I've bought about 20 books on Visual Studio .NET, and many of them are on Visual Basic. This is one of the best tutorials I've come across. Since I was familiar with a lot of the true beginner's stuff I skipped over most everything at the beginning and went immediately to chapter 13. The chapters are short, the code is minimal, but you get applications that are really useful and you get to build those projects that always stump you, like how to I get to print something, or how do I program an OpenDialog box to display files? (Many of the current Help examples in Visual Studio 2003 don't work and are useless.)
There is also fun stuff: The chapters on Agents are worth the price of the book alone. This opened a whole new world to me and my 16 year old son.
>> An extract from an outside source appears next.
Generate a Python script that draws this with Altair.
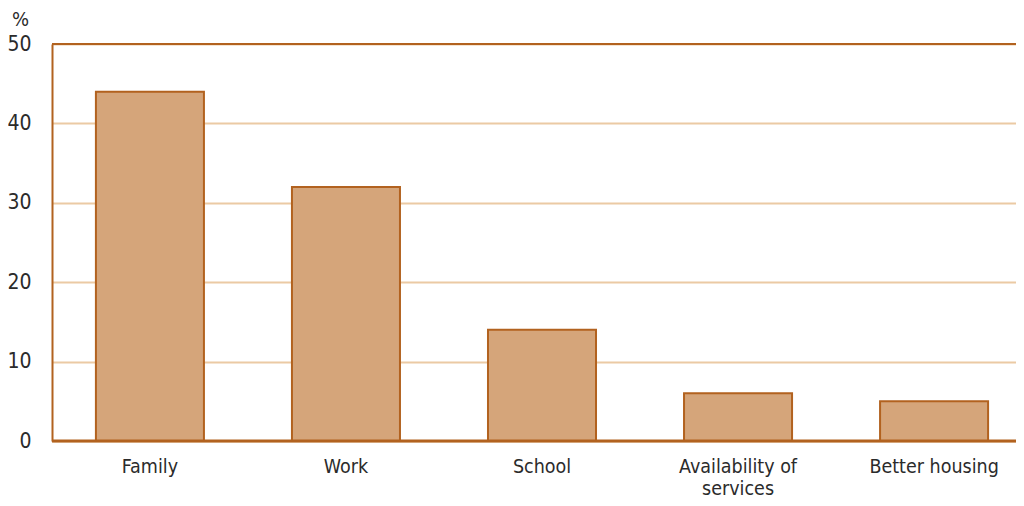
import altair as alt
import pandas as pd

categories = ["Family", "Work", "School", "Availability of services", "Better housing"]
values = [44, 32, 14, 6, 5]
y_ticks = [0, 10, 20, 30, 40, 50]

FILL = "#d5a57a"
BROWN = "#b2621f"
GRID = "#ebcaa4"
TEXT = "#2b2b2b"
FONT = "DejaVu Sans Condensed, Liberation Sans Narrow, Roboto, sans-serif"

df = pd.DataFrame({"cat": categories, "val": values})
yscale = alt.Scale(domain=[0, 50], nice=False)

yaxis = alt.Axis(
    values=y_ticks, title="%", titleAngle=0, titleAlign="center",
    titleBaseline="middle", titleX=-32, titleY=-25,
    titleFontSize=20, titleFontWeight="normal", titleColor=TEXT, titleFont=FONT,
    ticks=False, labelPadding=21, labelFontSize=21, labelColor=TEXT, labelFont=FONT,
    domainColor=BROWN, domainWidth=2,
    grid=True, gridColor=GRID, gridWidth=2,
)

bars = alt.Chart(df).mark_bar(fill=FILL, stroke=BROWN, strokeWidth=2).encode(
    x=alt.X(
        "cat:N",
        sort=categories,
        scale=alt.Scale(range=[0, 980], paddingInner=0.449, paddingOuter=0.224),
        axis=alt.Axis(
            title=None, labelAngle=0, ticks=False, domain=False,
            labelFontSize=19.5, labelColor=TEXT, labelFont=FONT,
            labelPadding=16, labelLineHeight=22,
            labelExpr="datum.value == 'Availability of services' ? ['Availability of', 'services'] : datum.value",
        ),
    ),
    y=alt.Y("val:Q", scale=yscale, axis=yaxis, title="%"),
)

zero = alt.Chart(pd.DataFrame({"val": [0]})).mark_rule(color=BROWN, strokeWidth=3).encode(
    y=alt.Y("val:Q", scale=yscale, axis=yaxis, title="%")
)
top = alt.Chart(pd.DataFrame({"val": [50]})).mark_rule(color=BROWN, strokeWidth=2).encode(
    y=alt.Y("val:Q", scale=yscale, axis=yaxis, title="%")
)

chart = alt.layer(bars, zero, top).properties(
    width=964, height=397,
    autosize=alt.AutoSizeParams(type="none"),
    padding={"left": 44, "top": 36, "right": 0, "bottom": 57},
).configure_view(stroke=None)

chart.save("out.html", embed_options={"renderer": "svg", "actions": False})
The book is already in need of an update since I am now using VS2003, and a couple of the chapters don't quite work with the old code, and there are a number of IDE differences as well. But most all of the applications work and you can get to modify them to suit your own applications.
I would suggest an updated book with all the first 12 chapters removed, and with examples for Mobile devices added. Hint, hint, Mr. Crooks.
If you are a novice VB .NET programmer, this is one of the first books you should get. The other first books you should get have been rated in these reviews. Just find one with high marks and that explains how to use the IDE, and how to display "Hello, world".
Unfortunately, there are hardly any books on the new Visual Studio 2003, so you'll have slim pickings for those or just stuggle with the old books.